A note on the above post also regarding Sketchup and AutoCad; They are really for two different applications unless you're using the Cad Architectural Suite to do your 3d's in. We use AutoCad for the 2d stuff, for details, elevations, sections, site plans, etc.. Once one gets the hang of it one can really produce top notch drawings with it and it's the industry standard if you're working with consultants. 

We import floor plans and the like into Sketchup and then use that program for doing the 3d stuff. If you have Sketchup 6 it will import .dwg files with the free version of Sketchup. Anything after Sketchup 6 and you have to buy the professional version, not a bad deal at four to five hundred dollars but a lot more than free.


----------



## ScipioAfricanus

For Revit 2010 or 2011 I would recommend a quad core processor with about 4 Gigs RAM. A nice video card 512k or bigger and dual monitors if possible as big as you can get.

64 bit Windows 7.

Andy.


----------



## Zendik

ScipioAfricanus said:


> For Revit 2010 or 2011 I would recommend a quad core processor with about 4 Gigs RAM. A nice video card 512k or bigger and dual monitors if possible as big as you can get.
> 
> 64 bit Windows 7.
> 
> Andy.


Sounds like what I have but I've used less and although it was slow it still worked. Obtaining the video card with the most memory you can afford allows your CPU and Ram resources to be better allocated.

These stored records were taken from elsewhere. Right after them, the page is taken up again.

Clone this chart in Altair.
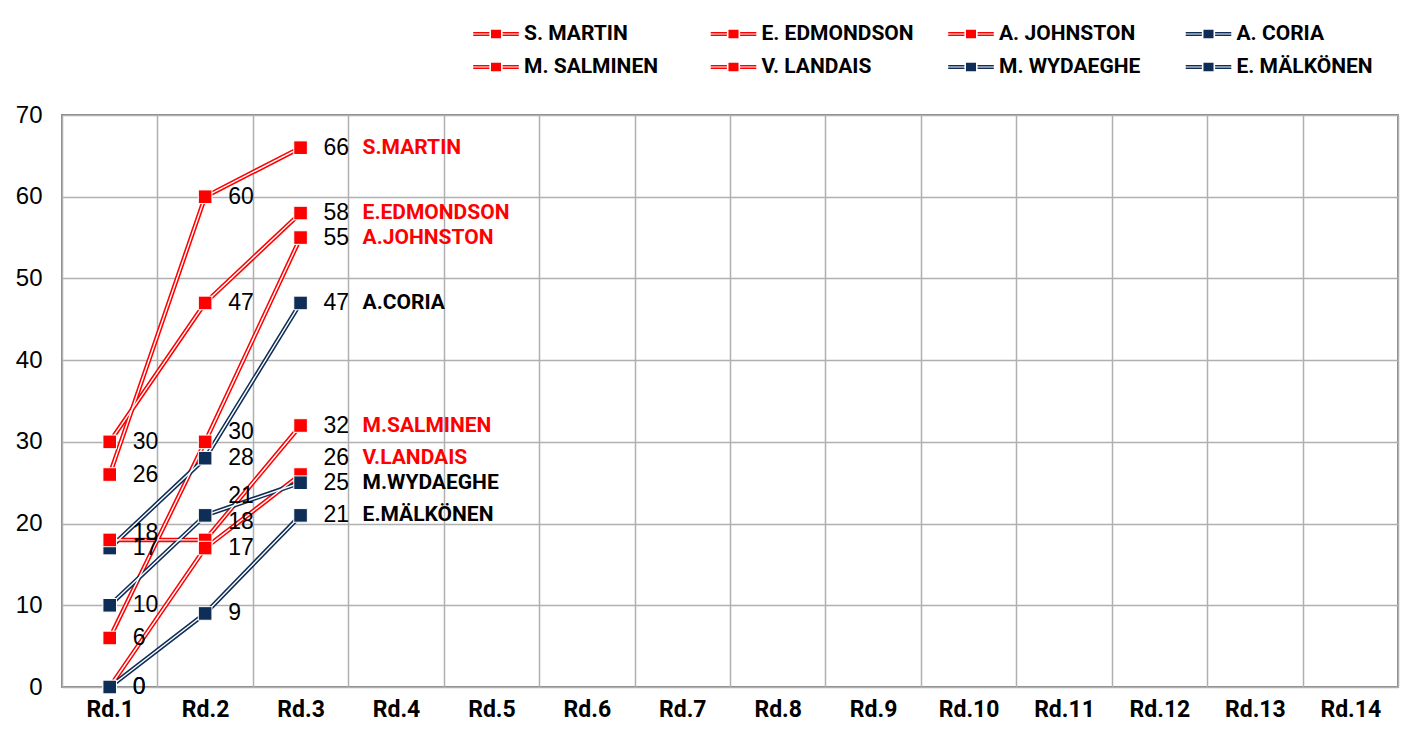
import altair as alt
import pandas as pd

rounds = ["Rd.1", "Rd.2", "Rd.3", "Rd.4", "Rd.5", "Rd.6", "Rd.7",
          "Rd.8", "Rd.9", "Rd.10", "Rd.11", "Rd.12", "Rd.13", "Rd.14"]

players = ["S. MARTIN", "E. EDMONDSON", "A. JOHNSTON", "A. CORIA",
           "M. SALMINEN", "V. LANDAIS", "M. WYDAEGHE", "E. MÄLKÖNEN"]
short_names = ["S.MARTIN", "E.EDMONDSON", "A.JOHNSTON", "A.CORIA",
               "M.SALMINEN", "V.LANDAIS", "M.WYDAEGHE", "E.MÄLKÖNEN"]

martin = [26, 60, 66]
edmondson = [30, 47, 58]
johnston = [6, 30, 55]
coria = [17, 28, 47]
salminen = [18, 18, 32]
landais = [0, 17, 26]
wydaeghe = [10, 21, 25]
malkonen = [0, 9, 21]

# label nudges (value units) to keep point labels apart
nudge_martin = [0, 0, 0]
nudge_edmondson = [0, 0, 0]
nudge_johnston = [0, 1.2, 0]
nudge_coria = [0, 0, 0]
nudge_salminen = [0.9, 2.2, 0]
nudge_landais = [0, 0, 2.0]
nudge_wydaeghe = [0, 2.4, 0]
nudge_malkonen = [0, 0, 0]

RED = "#ff0000"
NAVY = "#0f2e57"
line_colors = [RED, RED, RED, NAVY, RED, RED, NAVY, NAVY]
name_colors = [RED, RED, RED, "#000000", RED, RED, "#000000", "#000000"]

series = [martin, edmondson, johnston, coria, salminen, landais, wydaeghe, malkonen]
nudges = [nudge_martin, nudge_edmondson, nudge_johnston, nudge_coria,
          nudge_salminen, nudge_landais, nudge_wydaeghe, nudge_malkonen]

rows = []
for p, s, vals, nd, nc in zip(players, short_names, series, nudges, name_colors):
    for i, v in enumerate(vals):
        rows.append(dict(player=p, short=s, round=rounds[i], value=v,
                         label_y=v + nd[i], last=(i == len(vals) - 1),
                         namecolor=nc))
df = pd.DataFrame(rows)

NARROW = "Roboto, Liberation Sans Narrow, DejaVu Sans Condensed"
REG = "Liberation Sans, Arial, DejaVu Sans"

x_enc = alt.X("round:N",
              scale=alt.Scale(domain=rounds, paddingInner=0, paddingOuter=0),
              sort=rounds,
              axis=alt.Axis(title=None, tickBand="extent", grid=True, ticks=False,
                            domain=False, labelAngle=0, labelFont=NARROW,
                            labelFontSize=23, labelFontWeight="bold",
                            labelColor="#000000", labelPadding=11))
y_scale = alt.Scale(domain=[0, 70], nice=False)
y_enc = alt.Y("value:Q", scale=y_scale,
              axis=alt.Axis(title=None, values=[0, 10, 20, 30, 40, 50, 60, 70],
                            ticks=False, domain=False, grid=True,
                            labelFont=REG, labelFontSize=24, labelColor="#000000",
                            labelPadding=20))

color_scale = alt.Scale(domain=players, range=line_colors)

lx = [-0.36, -0.27, -0.18, -0.09, 0, 0.09, 0.18, 0.27, 0.36]
sym_path = ("M-1.9,-0.1H-0.55M-1.9,0.1H-0.55M0.55,-0.1H1.9M0.55,0.1H1.9"
            + "".join(f"M{v},-0.36V0.36" for v in lx))

legend = alt.Legend(title=None, orient="none", legendX=421, legendY=-94,
                    columns=4, direction="horizontal", symbolType=sym_path,
                    symbolSize=576, symbolStrokeWidth=1.4,
                    labelFont=NARROW, labelFontSize=21, labelFontWeight="bold",
                    labelColor="#000000", labelOffset=15, columnPadding=30.5,
                    rowPadding=10, gridAlign="all", labelLimit=300, padding=0)

base = alt.Chart(df)

line_col = base.mark_line(strokeWidth=4.5).encode(
    x=x_enc, y=y_enc,
    color=alt.Color("player:N", scale=color_scale, sort=players, legend=legend))

line_white = base.mark_line(strokeWidth=1.4, color="white").encode(
    x=x_enc, y=y_enc, detail="player:N")

points = base.mark_square(size=185, filled=True, opacity=1, stroke="white",
                          strokeWidth=1).encode(
    x=x_enc, y=y_enc,
    color=alt.Color("player:N", scale=color_scale, sort=players, legend=None))

value_text = base.mark_text(align="left", baseline="middle", dx=23,
                            font=REG, fontSize=23, color="#000000").encode(
    x=x_enc, y=alt.Y("label_y:Q", scale=y_scale), text="value:Q")

name_text = base.transform_filter("datum.last").mark_text(
    align="left", baseline="middle", dx=62, font=NARROW, fontSize=21,
    fontWeight="bold").encode(
    x=x_enc, y=alt.Y("label_y:Q", scale=y_scale), text="short:N",
    color=alt.Color("namecolor:N", scale=None))

chart = alt.layer(line_col, line_white, points, value_text, name_text).properties(
    width=1336, height=572,
    autosize=alt.AutoSizeParams(type="none"),
    padding={"left": 54, "top": 107, "right": 16, "bottom": 47},
    background="white",
).configure_view(stroke="#888888", strokeWidth=2).configure_axis(
    gridColor="#b0b0b0", gridWidth=1.5)

chart.save("out.html", embed_options={"renderer": "svg", "actions": False})
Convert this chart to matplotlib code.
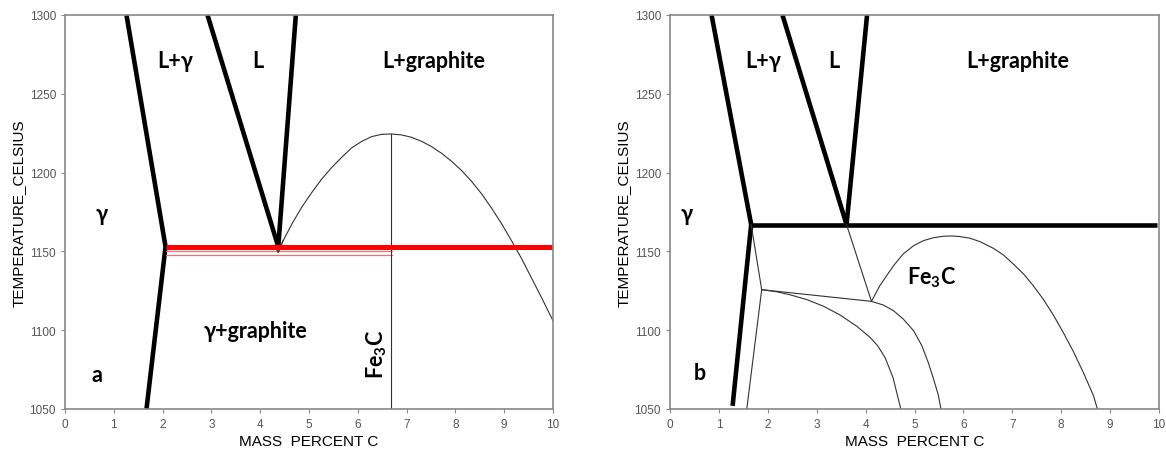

Revit has a great render engine, same as 3D max I think...


----------



## DrewD

Revit really is the future. I'm currently in New Jersey participating in a Design/Build competition and the project needs to be done entirely in BIM format. The advantages with Revit are huge, doing pre-construction estimates, checking constructability reports and developing construction process videos synced to your schedule through Navisworks. Any large scale construction such as hotels, hospital, office buildings and educational facilities will really benefit from using an all BIM format. As others have said I would go to a local community college and take some night classes. Really the best way to learn is play with it, I've taught myself so much just from playing with it.


----------



## glenndacho

Revit is the future...All govt. project now require BIM and the whole industry will fall in line within the next 5-7 years autocad and 2 programs will be out the door..you can do 3-d and 2-d in revit....


----------